Tom Donilon, the national security adviser, sat down with Saudi Arabia’s King Abdullah yesterday in an attempt to ease the tension in the U.S.-Saudi relationship. Riyadh already canceled Secretary of State Clinton’s scheduled visit to the country while criticizing Washington for being naïve when it comes to Arab uprisings. Other than that Donilon delivered a letter from President Obama, little information was released about the national security adviser’s meeting with the king.

In the lead-up to his boss’s speech tonight on plans to reduce the deficit, White House spokesman Jay Carney took a more Obama-like stance against the current budget proposal by Paul Ryan, a Republican and the House Budget Committee chairman. He said that the budget, in minimally impacting the richest Americans in its quest to fuel spending cuts, “fails the test of balance, and balance is essential.” The administration has come under fire for allegedly caving on many of its principles for the sake of compromise.

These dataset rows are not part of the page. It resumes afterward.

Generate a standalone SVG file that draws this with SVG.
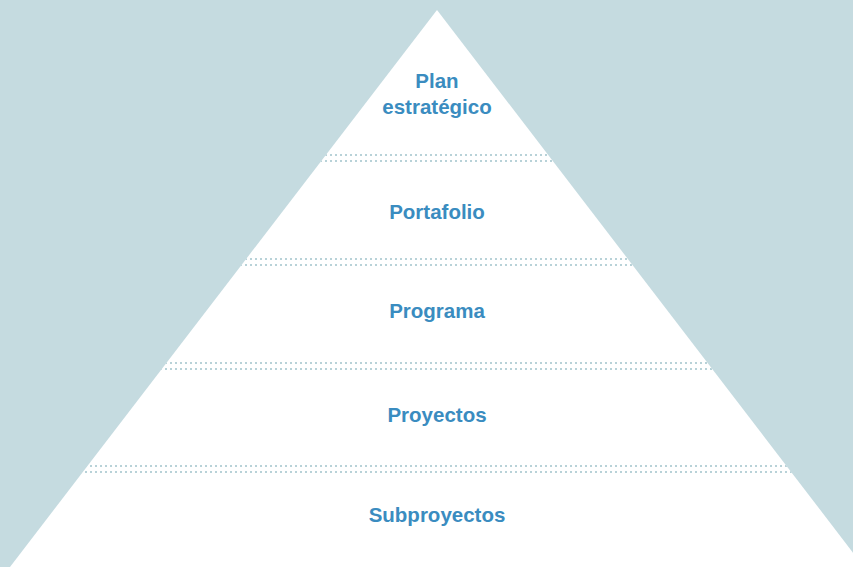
<svg xmlns="http://www.w3.org/2000/svg" width="853" height="567" viewBox="0 0 853 567">
<style>
.lbl{font-family:"Liberation Sans",Arial,sans-serif;font-weight:bold;font-size:20.5px;fill:#3a8cc0;text-anchor:middle}
.dot{stroke:#b8d2d8;stroke-width:2;stroke-dasharray:2 3;fill:none}
</style>
<defs>
<clipPath id="tri"><polygon points="437,10 10,567 864,567"/></clipPath>
</defs>
<rect width="853" height="567" fill="#c5dbe0"/>
<polygon points="437,10 10,567 864,567" fill="#ffffff"/>
<g id="connectors" clip-path="url(#tri)">
<path class="dot" d="M0,155H853M0,161H853"/>
<path class="dot" d="M0,259H853M0,265H853"/>
<path class="dot" d="M0,363H853M0,369H853"/>
<path class="dot" d="M0,466H853M0,472H853"/>
</g>
<g id="plan"><text class="lbl" x="437" y="88">Plan</text><text class="lbl" x="437" y="114">estratégico</text></g>
<g id="portafolio"><text class="lbl" x="437" y="219">Portafolio</text></g>
<g id="programa"><text class="lbl" x="437" y="318">Programa</text></g>
<g id="proyectos"><text class="lbl" x="437" y="422">Proyectos</text></g>
<g id="subproyectos"><text class="lbl" x="437" y="522">Subproyectos</text></g>
</svg>
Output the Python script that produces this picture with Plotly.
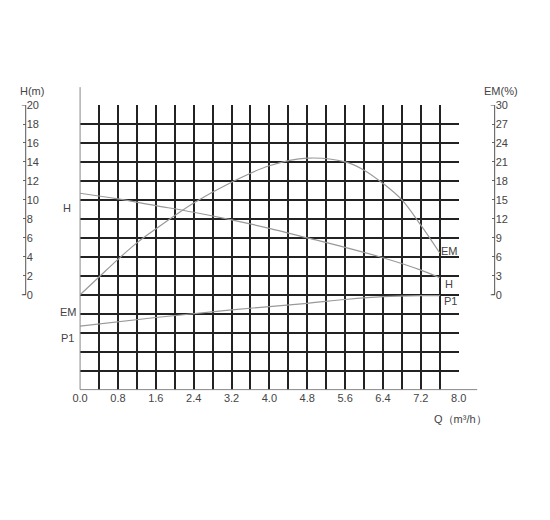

On North Korea, Admiral Walter Sharp, the U.S. commander in South Korea, told the Senate Armed Services Committee that Pyongyang probably won’t give up its nuclear weapons because the regime views them as key to its survival. Sharp put it bluntly in response to a question from Senator John McCain: “To answer your question directly: No, I do not see that he will give up his nuclear capability.” Deputy Secretary of State James Steinberg and U.S. special envoy for North Korea Stephen Bosworth, among other officials, are meeting with South Korea’s nuclear envoy this week to discuss the North Korea situation.